Stated problem: Starting at the line that contains "Generate a component" and stopping at the line that contains "Chart.register(...registerables);", transcribe every line of the material below exactly; pictures stay out.
— START OF Items —
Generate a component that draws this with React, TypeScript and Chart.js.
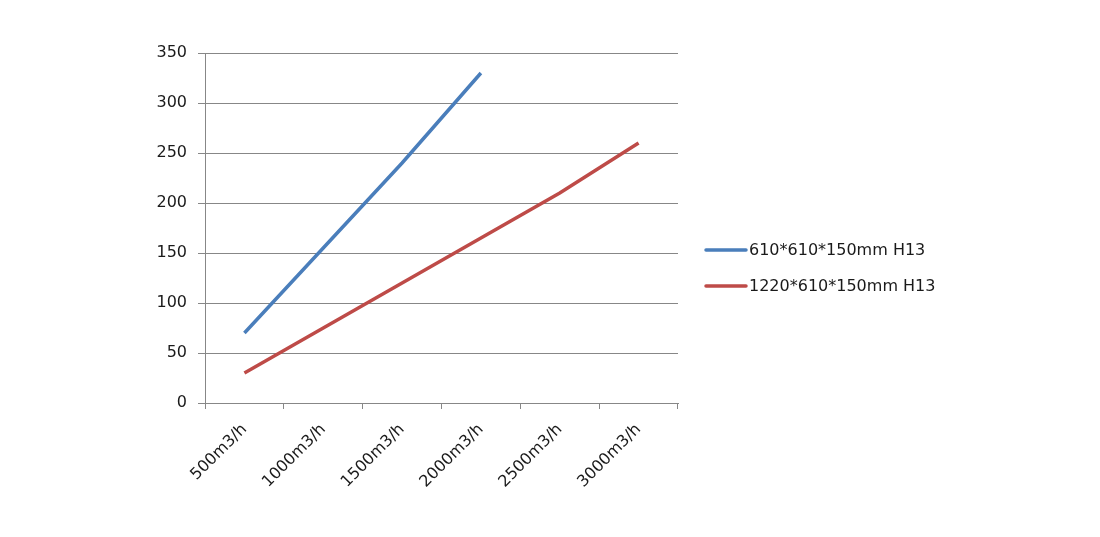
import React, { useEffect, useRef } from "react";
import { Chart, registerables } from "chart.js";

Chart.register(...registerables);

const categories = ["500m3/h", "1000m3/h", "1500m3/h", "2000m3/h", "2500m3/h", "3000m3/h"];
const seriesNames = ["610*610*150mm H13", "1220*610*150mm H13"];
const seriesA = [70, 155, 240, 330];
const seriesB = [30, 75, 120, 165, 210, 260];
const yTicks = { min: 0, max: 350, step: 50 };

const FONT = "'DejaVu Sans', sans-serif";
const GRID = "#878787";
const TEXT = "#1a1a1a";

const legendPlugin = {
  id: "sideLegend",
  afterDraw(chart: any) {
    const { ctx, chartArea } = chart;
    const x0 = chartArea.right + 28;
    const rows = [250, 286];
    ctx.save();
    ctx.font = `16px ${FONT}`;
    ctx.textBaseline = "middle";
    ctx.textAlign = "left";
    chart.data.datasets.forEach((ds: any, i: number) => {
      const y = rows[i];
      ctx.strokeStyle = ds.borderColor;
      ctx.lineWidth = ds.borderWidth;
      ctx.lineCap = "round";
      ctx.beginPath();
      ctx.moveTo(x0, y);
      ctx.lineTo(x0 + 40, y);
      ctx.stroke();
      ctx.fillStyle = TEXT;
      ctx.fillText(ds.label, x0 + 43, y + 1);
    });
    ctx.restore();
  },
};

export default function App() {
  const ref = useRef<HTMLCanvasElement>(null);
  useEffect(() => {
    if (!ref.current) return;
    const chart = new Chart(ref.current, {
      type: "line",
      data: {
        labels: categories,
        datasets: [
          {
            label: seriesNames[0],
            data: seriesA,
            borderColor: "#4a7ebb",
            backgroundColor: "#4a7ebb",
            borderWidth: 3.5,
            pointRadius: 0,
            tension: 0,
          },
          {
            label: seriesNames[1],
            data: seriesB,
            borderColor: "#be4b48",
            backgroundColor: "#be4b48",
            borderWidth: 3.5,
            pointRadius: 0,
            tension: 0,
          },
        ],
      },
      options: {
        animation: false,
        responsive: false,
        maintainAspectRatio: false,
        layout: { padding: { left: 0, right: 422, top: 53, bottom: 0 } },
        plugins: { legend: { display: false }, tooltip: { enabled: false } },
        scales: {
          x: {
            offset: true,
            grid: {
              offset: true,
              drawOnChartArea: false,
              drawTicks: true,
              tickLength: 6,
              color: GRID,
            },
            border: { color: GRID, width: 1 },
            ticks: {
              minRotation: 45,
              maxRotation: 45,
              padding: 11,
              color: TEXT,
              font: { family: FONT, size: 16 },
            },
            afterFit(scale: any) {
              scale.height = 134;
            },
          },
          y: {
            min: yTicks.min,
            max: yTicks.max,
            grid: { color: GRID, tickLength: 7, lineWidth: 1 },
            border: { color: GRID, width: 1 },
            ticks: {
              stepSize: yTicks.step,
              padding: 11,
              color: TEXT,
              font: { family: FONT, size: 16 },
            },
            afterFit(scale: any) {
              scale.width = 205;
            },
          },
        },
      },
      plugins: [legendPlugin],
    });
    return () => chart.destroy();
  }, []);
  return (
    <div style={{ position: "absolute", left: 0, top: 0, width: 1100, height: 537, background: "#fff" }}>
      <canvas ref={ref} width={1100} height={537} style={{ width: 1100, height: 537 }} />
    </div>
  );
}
— END OF Items —
— START OF Items —
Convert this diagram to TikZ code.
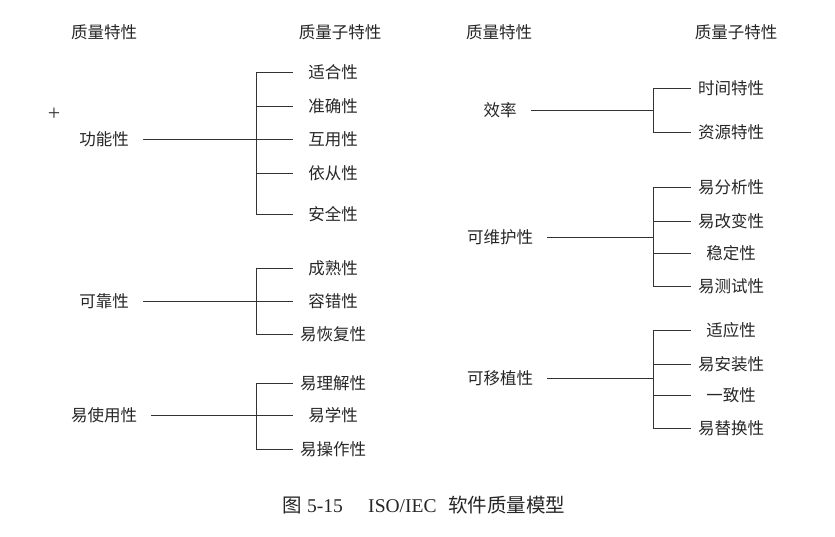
— END OF Items —
Solution for this exercise:
Generate a component that draws this with React, TypeScript and Chart.js.
import React, { useEffect, useRef } from "react";
import { Chart, registerables } from "chart.js";

Chart.register(...registerables);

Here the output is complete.